While Web 2.0 technologies (which were covered superficially by this report — The Hewlett report, I thought, did a much better job of talking about Web 2.0 participatory learning and its relation to OER without immersing itself in controversial educational philosophy issues.) do enhance an inquiry-based constructivist approach, they are also extremely useful tools for other approaches to learning. The same is perhaps even more true for OER, which has as much to offer for traditional instruction as it does for inquiry-based learning. Free high-quality content enriched by interactivity can make a real difference in revolutionizing all types of learning. In my mind, tools not content are the center piece of the constructivist learning environment. There are a plethora of great free tools; however, in the content realm, there is a paucity.

[Sidenote: I wonder if the debate of content vs. knowledge is in part related to this. “Content” is often viewed as an anti-constructivist notion. In actuality, it certainly needn’t be.
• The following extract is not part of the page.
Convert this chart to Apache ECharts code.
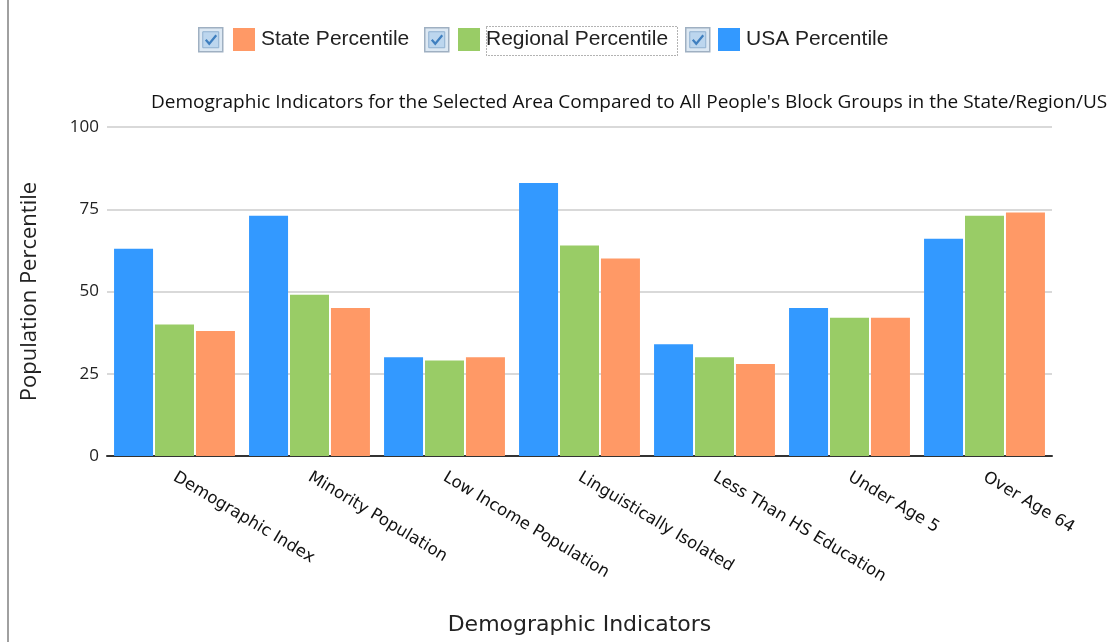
<!DOCTYPE html>
<html>
<head>
<meta charset="utf-8">
<script src="https://cdn.jsdelivr.net/npm/echarts@6/dist/echarts.min.js"></script>
<style>
  html, body { margin: 0; padding: 0; background: #fff; }
  #chart { width: 1108px; height: 642px; }
</style>
</head>
<body>
<div id="chart"></div>
<script>
const categories = ['Demographic Index', 'Minority Population', 'Low Income Population',
  'Linguistically Isolated', 'Less Than HS Education', 'Under Age 5', 'Over Age 64']
const usaValues = [63, 73, 30, 83, 34, 45, 66]
const regionalValues = [40, 49, 29, 64, 30, 42, 73]
const stateValues = [38, 45, 30, 60, 28, 42, 74]
const yTicks = [0, 25, 50, 75, 100]

const colors = { usa: '#3399ff', regional: '#99cc66', state: '#ff9966' }

// little checkbox like the ones in the original page
const checkbox = (x) => ({
  type: 'group',
  left: x,
  top: 27,
  children: [
    { type: 'rect', shape: { x: 0, y: 0, width: 24, height: 24 }, style: { fill: '#dce8f3', stroke: '#9fb0c2', lineWidth: 1.5 } },
    { type: 'rect', shape: { x: 4, y: 4, width: 16, height: 16 }, style: { fill: '#bcd6ee', stroke: '#8fb0d0', lineWidth: 1 } },
    { type: 'polyline', shape: { points: [[7, 12], [10.5, 16], [17.5, 7.5]] }, style: { stroke: '#3f7fbf', lineWidth: 2.2, fill: null } }
  ]
})

const legendBase = {
  top: 23,
  itemWidth: 22,
  itemHeight: 23,
  itemGap: 6,
  icon: 'rect',
  textStyle: { fontFamily: 'Liberation Sans', fontSize: 21, color: '#222', padding: [0, 0, 0, 1] }
}

const option = {
  backgroundColor: '#fff',
  title: {
    text: "Demographic Indicators for the Selected Area Compared to All People's Block Groups in the State/Region/US",
    left: 146,
    top: 88,
    textStyle: { fontFamily: 'Open Sans', fontWeight: 'normal', fontSize: 19, color: '#111' }
  },
  legend: [
    { ...legendBase, left: 228, data: ['State Percentile'] },
    { ...legendBase, left: 453, data: ['Regional Percentile'] },
    { ...legendBase, left: 713, data: ['USA Percentile'] }
  ],
  graphic: [
    { type: 'line', shape: { x1: 8, y1: 0, x2: 8, y2: 642 }, style: { stroke: '#a0a0a0', lineWidth: 2 } },
    checkbox(198),
    checkbox(424),
    checkbox(685),
    { type: 'rect', left: 484, top: 24, shape: { x: 0, y: 0, width: 191, height: 29 }, style: { fill: null, stroke: '#666', lineWidth: 1, lineDash: [1, 2] } }
  ],
  grid: { left: 107, right: 56, top: 127, bottom: 186 },
  xAxis: {
    type: 'category',
    data: categories,
    name: 'Demographic Indicators',
    nameLocation: 'middle',
    nameGap: 158,
    nameTextStyle: { fontFamily: 'DejaVu Sans', fontSize: 22, color: '#222' },
    axisLine: { lineStyle: { color: '#333', width: 2 } },
    axisTick: { show: false },
    axisLabel: {
      interval: 0,
      rotate: -31,
      margin: 20,
      fontFamily: 'DejaVu Sans',
      fontSize: 16.5,
      color: '#111'
    }
  },
  yAxis: {
    type: 'value',
    min: yTicks[0],
    max: yTicks[yTicks.length - 1],
    interval: 25,
    name: 'Population Percentile',
    nameLocation: 'middle',
    nameGap: 66,
    nameTextStyle: { fontFamily: 'Open Sans', fontSize: 22, color: '#222' },
    axisLine: { show: false },
    axisTick: { show: false },
    axisLabel: { margin: 8, fontFamily: 'Open Sans', fontSize: 17, color: '#222' },
    splitLine: { lineStyle: { color: '#d9d9d9', width: 2 } }
  },
  series: [
    { name: 'USA Percentile', type: 'bar', data: usaValues, barWidth: 39, barGap: '5%', itemStyle: { color: colors.usa } },
    { name: 'Regional Percentile', type: 'bar', data: regionalValues, barWidth: 39, barGap: '5%', itemStyle: { color: colors.regional } },
    { name: 'State Percentile', type: 'bar', data: stateValues, barWidth: 39, barGap: '5%', itemStyle: { color: colors.state } }
  ]
}

const chart = echarts.init(document.getElementById('chart'))
chart.setOption(option)
</script>
</body>
</html>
The world would be better served if people just built useful “stuff” (whatever you want to call it) and then let the learning communities decide how they want to use it.]

At any rate, this report seemed to be more concerned with the authors’ preferred pedagogy than about OER, and for that reason, I think it was not as strong of a piece for the purposes of this course.

Finally, the third reading A Review of the Open Educational Resources (OER) Movement: Achievements, Challenges, and New Opportunities is a report commissioned by the Hewlett Foundation to serve as an overview of the OER movement. As such, it is focused on and colored by looking primarily at Hewlett projects and interests. Despite this, however, this report addressed many important issues in OER, including sustainability, object definition and format issues, IP issues, and others in a straightforward and understandable manner. Because of this content and the clear writing, this report spoke most clearly to me. (This report had many interesting points that merit further thought and discussion, and I cannot begin to cover them here in this already-too-long post. I will save some of them for future writing.)

One strength of the Hewlett report was its attention to the international opportunity for OER, which was not emphasized in the other reports. While much of the OER activity to date has been in the developed world, clearly the opportunity to make the most substantive difference in achieving goals such as expanding universal education is in the developing world. The Hewlett report was the only one of these readings that bridged the gap between our first week discussions of education as a human right and current OER initiatives like OCW. The report concluded that not enough is being done in the developing world, but at least it acknowledged it as a priority.

One thing that all three of these reports had in common was a focus on higher ed. In fact, this is not just true of these reports, but of the OER movement as a whole. Most of the activity is at the post-secondary level. (I’ll come back to this when I talk about my own interests in answer to the final question this week.)

One contrast I found interesting across these three readings was how they licensed their own reports and how “open” their approach and methods seemed to be. The OECD report was issued under a traditional copyright. Their process did not seem to be very open either, as their methodology included “meetings, small in size and by invitation only.” I felt better about the OLCOS roadmap, which was licensed under a Creative Commons license. The third report was also licensed under Creative Commons, probably in part because it was developed with Hewlett funding. I think that reports like these should be licensed under open licenses and that funding agencies (including governmental groups) should require that.

I’m going to answer the last part of the question for this week in a separate post.